La magia di Villanova in una Cagliari meno nota
- Scritto da Manuel Muscas
Un quartiere della città che non è di immediato passaggio per chi arriva da fuori, i "temibili barbari" che arrivano dalle altre zone della Sardegna.
Chiudendo gli occhi, Cagliari ci appare spesso rappresentata dai gialli palazzoni di Piazza San Michele, primo punto d'approdo per i "temibili barbari" provenienti dalla lunga via del tanto criticato Carlo Felice; per i "barbari" più riflessivi l'immaginazione si spinge verso le alte mura di Castello, viste e ammirate durante l'ultima edizione di Monumenti aperti. Uno sguardo più attento e meno classico permetterà però di visitare un quartiere di Cagliari che appare quasi come un paesino, con le sue peculiarità e i suoi tratti caratteristici; il quartiere di Villanova, è un vero è proprio giardino aperto al pubblico, è un museo delle nuove identità che si mescolano in maniera armonica con i tratti tipicamente "casteddai".

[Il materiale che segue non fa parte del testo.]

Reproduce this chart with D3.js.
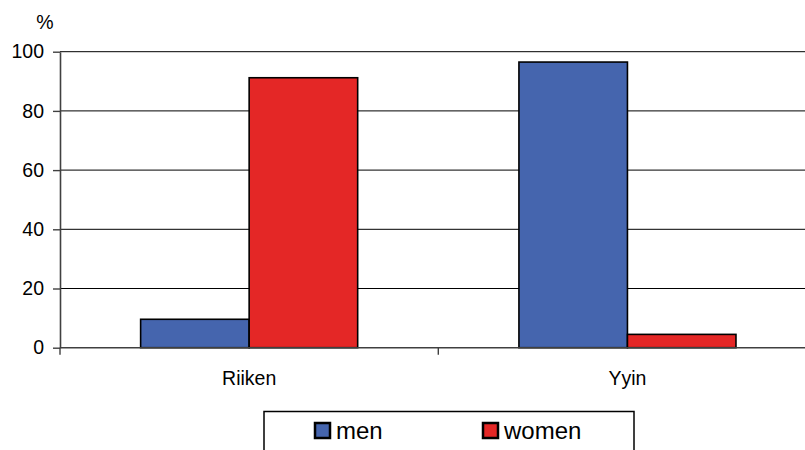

La visita al quartiere deve obbligatoriamente avvenire con delle scarpe silenziose che permettano un ascolto accurato dei diversi idiomi e dialetti che sentirete spuntar fuori dalle finestre, che si affacciano colorate sulle stradine. Villanova appare al visitatore come un'oasi felice dell'integrazione multietnica.

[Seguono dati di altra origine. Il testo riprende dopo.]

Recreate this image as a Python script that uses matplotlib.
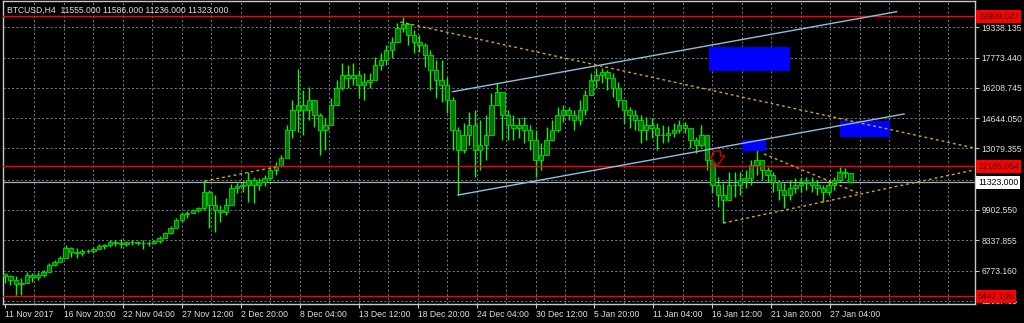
import matplotlib
matplotlib.use("Agg")
import matplotlib.pyplot as plt
import matplotlib.transforms as mtransforms
import numpy as np

# BTCUSD H4 at one candle per 3 H4 bars
highs = [6648, 6544, 6493, 6389, 6699, 6648, 6699, 6802, 7164, 7319,
         7526, 8094, 7990, 7939, 7887, 7887, 7990, 8145, 8145, 8352,
         8352, 8404, 8300, 8352, 8300, 8352, 8300, 8352, 8559, 8765,
         9075, 9488, 9798, 9850, 9953, 10056, 11451, 10934, 10676, 10160,
         10521, 11244, 11296, 11399, 11864, 11606, 11554, 11709, 12122, 12381,
         12742, 14292, 15583, 17184, 16099, 16254, 15583, 14912, 14653, 15686,
         16616, 17494, 17391, 17494, 17132, 16978, 16978, 17804, 18011, 18424,
         18837, 19560, 19870, 19560, 19199, 18940, 18527, 18166, 17649, 17649,
         16771, 15738, 14188, 14395, 14963, 15066, 14550, 14808, 15945, 16461,
         15841, 15066, 14808, 14653, 14705, 14292, 14033, 13362, 14188, 14550,
         15221, 15325, 15221, 15066, 15583, 16099, 16978, 17236, 17236, 17132,
         16978, 16513, 15480, 15221, 15066, 14808, 14705, 14653, 14395, 14292,
         14240, 14395, 14550, 14447, 14033, 13672, 14292, 13155, 12122, 11606,
         11296, 11864, 11864, 11864, 11967, 12484, 13000, 12484, 12122, 11864,
         11451, 11296, 11451, 11554, 11606, 11606, 11606, 11451, 11193, 11451,
         11606, 12122, 12070, 11709]
lows = [6131, 6028, 5511, 5511, 6234, 6183, 6286, 6441, 6699, 7009,
        7216, 7422, 7474, 7422, 7526, 7681, 7681, 7887, 7887, 7990,
        8042, 7939, 8042, 8094, 8094, 7887, 8042, 8145, 8197, 8455,
        8662, 8972, 9282, 9488, 9747, 9798, 9901, 8972, 8765, 9282,
        9643, 10315, 10780, 10831, 10315, 10263, 10934, 11141, 11451, 11709,
        12122, 13000, 13620, 13930, 13775, 14550, 14188, 12742, 13000, 14292,
        15738, 16099, 16203, 16358, 15738, 15583, 16203, 16771, 17132, 17391,
        17752, 18682, 19095, 18424, 18011, 18062, 17287, 16099, 15686, 15480,
        14912, 13000, 10676, 12846, 13259, 11606, 11967, 12484, 14188, 15325,
        13517, 13517, 13517, 13620, 13362, 13000, 11606, 11967, 12897, 13517,
        13930, 14447, 14550, 14033, 14292, 14808, 15841, 16203, 16461, 16099,
        15738, 15221, 14395, 14137, 14033, 13362, 13517, 13620, 13000, 13362,
        13414, 13672, 13879, 13879, 13104, 12846, 13155, 11967, 10780, 10056,
        9230, 10418, 10573, 10676, 11038, 11193, 11709, 11451, 11348, 10831,
        10418, 10005, 10418, 10780, 10831, 10934, 10831, 10676, 10315, 10676,
        10934, 11348, 11554, 11296]
closes = [6493, 6286, 6079, 6131, 6544, 6441, 6544, 6699, 7061, 7216,
          7422, 7939, 7732, 7681, 7784, 7784, 7887, 8042, 8094, 8249,
          8197, 8145, 8249, 8249, 8197, 8197, 8197, 8300, 8455, 8714,
          8972, 9385, 9695, 9747, 9901, 10005, 10831, 10160, 9901, 9798,
          10160, 11038, 11141, 11193, 11451, 11193, 11348, 11554, 11967, 12174,
          12587, 14033, 15066, 15325, 15066, 15583, 14808, 14033, 14292, 15325,
          16203, 16874, 16719, 16874, 16358, 16513, 16616, 17391, 17649, 18166,
          18579, 19302, 19508, 18940, 18579, 18424, 17907, 17132, 16616, 16358,
          15583, 14033, 13000, 13775, 14292, 13000, 13259, 13775, 15325, 15996,
          14808, 14292, 14137, 14292, 14033, 13517, 12484, 12742, 13517, 14033,
          14808, 15066, 14808, 14550, 15066, 15841, 16616, 16874, 17029, 16719,
          16203, 15583, 15066, 14808, 14550, 14033, 14292, 14137, 13775, 13775,
          13879, 14033, 14292, 14137, 13517, 13259, 13775, 12484, 11193, 10676,
          10418, 11193, 11193, 11451, 11554, 12226, 12484, 11967, 11709, 11348,
          10934, 10676, 11038, 11193, 11296, 11348, 11193, 11038, 10831, 11193,
          11451, 11864, 11813, 11323]
first_open = 6600

date_labels = ["11 Nov 2017", "16 Nov 20:00", "22 Nov 04:00", "27 Nov 12:00",
               "2 Dec 20:00", "8 Dec 04:00", "13 Dec 12:00", "18 Dec 20:00",
               "24 Dec 04:00", "30 Dec 12:00", "5 Jan 20:00", "11 Jan 04:00",
               "16 Jan 12:00", "21 Jan 20:00", "27 Jan 04:00"]
price_ticks = [19338.135, 17773.440, 16208.745, 14644.050, 13079.355,
               9902.550, 8337.855, 6773.160, 5208.465]
hidden_grid = 11467.245   # grid level sitting under the bid label

red_levels = [19909.027, 12165.054, 5442.106]
bid_price = 11323.000
title = "BTCUSD,H4  11555.000 11586.000 11236.000 11323.000"

# drawn objects (bar index, price)
channel_top = [(243, 16012), (484, 20144)]
channel_bottom = [(246, 10676), (488, 14860)]
yellow_lines = [
    [(108.6, 11399), (147, 12122)],
    [(214.6, 19612), (526, 13104)],
    [(412, 12794), (463, 10780)],
    [(390, 9230), (526, 11967)],
]
blue_boxes = [(382, 426, 17081, 18320), (453.5, 480.5, 13672, 14473),
              (400, 413, 12923, 13517)]
arrow_from = (386.5, 12950)
arrow_to = (386.5, 12190)

BARS_PER_CANDLE = 3

plt.rcParams["font.family"] = ["Liberation Sans", "DejaVu Sans"]

fig = plt.figure(figsize=(10.24, 3.23), dpi=100, facecolor="black")
ax = fig.add_axes([3 / 1024, 19 / 323, 972 / 1024, 303 / 323], facecolor="black")

xs = np.arange(len(closes)) * BARS_PER_CANDLE
opens = [first_open] + closes[:-1]
body_low = np.minimum(opens, closes)
body_h = np.abs(np.array(closes) - np.array(opens))

# grid
grid_col = "#6f7c8a"
for p in price_ticks + [hidden_grid]:
    ax.axhline(p, color=grid_col, lw=0.7, ls=(0, (2.2, 2.2)), zorder=0)
for b in range(16, 527, 16):
    ax.axvline(b, color=grid_col, lw=0.7, ls=(0, (2.2, 2.2)), zorder=0)

# candles
ax.vlines(xs, lows, highs, color="#00ff00", lw=1.0, zorder=3)
ax.bar(xs, body_h, bottom=body_low, width=2.4, color="#007800",
       edgecolor="#00e000", linewidth=0.6, zorder=4)

# horizontal levels
for lvl in red_levels:
    ax.axhline(lvl, color="#ff0000", lw=1.0, zorder=5)
ax.axhline(bid_price, color="#a8b0b8", lw=0.9, zorder=2)

# channel
for seg in (channel_top, channel_bottom):
    ax.plot([seg[0][0], seg[1][0]], [seg[0][1], seg[1][1]],
            color="#8cc0e0", lw=1.0, zorder=6)

# yellow dashed trend lines
for seg in yellow_lines:
    ax.plot([seg[0][0], seg[1][0]], [seg[0][1], seg[1][1]],
            color="#d8a41c", lw=1.0, ls=(0, (2, 2.2)), zorder=6)

# blue zones
for x0, x1, y0, y1 in blue_boxes:
    ax.fill_between([x0, x1], y0, y1, color="#0000ff", lw=0, zorder=5)

# sell arrow
ax.annotate("", xy=arrow_to, xytext=arrow_from, zorder=7,
            arrowprops=dict(arrowstyle="simple,head_width=1.1,head_length=0.7,tail_width=0.5",
                            fc="black", ec="#d00000", lw=1.0,
                            shrinkA=0, shrinkB=0))

ax.set_xlim(-1, 526.5)
ax.set_ylim(5046, 20696)

# axes styling
for sp in ax.spines.values():
    sp.set_color("#c8c8c8")
    sp.set_linewidth(1.0)

ax.yaxis.tick_right()
ax.set_yticks(price_ticks)
ax.set_yticklabels(["%.3f" % p for p in price_ticks])
ax.set_xticks(np.arange(len(date_labels)) * 32)
ax.set_xticklabels(date_labels)
for lab in ax.get_xticklabels():
    lab.set_ha("left")
ax.tick_params(axis="both", colors="#c8c8c8", labelcolor="#e0e0e0",
               labelsize=6.2, length=3, width=0.8, pad=1.5)

# price labels on the right axis
trans = mtransforms.blended_transform_factory(ax.transAxes, ax.transData)
for lvl in red_levels:
    ax.text(1.003, lvl, "%.3f" % lvl, transform=trans, fontsize=6.2,
            color="#200000", va="center", ha="left", zorder=10, clip_on=False,
            bbox=dict(boxstyle="square,pad=0.25", fc="#ff0000", ec="none"))
ax.text(1.003, bid_price, "%.3f" % bid_price, transform=trans, fontsize=6.2,
        color="black", va="center", ha="left", zorder=10, clip_on=False,
        bbox=dict(boxstyle="square,pad=0.25", fc="white", ec="none"))

ax.text(0.004, 0.985, title, transform=ax.transAxes, fontsize=6.2,
        color="#e0e0e0", va="top", ha="left", zorder=10)

fig.savefig("out.png", dpi=100, facecolor="black")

Al tramonto il profumo delle spezie indiane e africane si mischia all'odore di pesce arrosto e di sugo fatto in casa; una luce speciale illumina le strette vie, i gerani colorati fuori dalle piccole aiuole sembrano di plastica. Al tramonto il rumore dei carrelli degli stanchi venditori indiani, al rientro da una dura giornata di lavoro, si confonde con quello delle biciclette degli studenti; il tempio Sik sta accanto alla bottega di un fabbro, che aspetta il rumore del carrello del lavoratore pachistano per poter smontare i suoi attrezzi e tornare a casa.
A Villanova non si usano orologi, tutto sembra infatti scandito da ritmi regolari e da quei rumori che solo camminando con soffici scarpe si possono riuscire a percepire.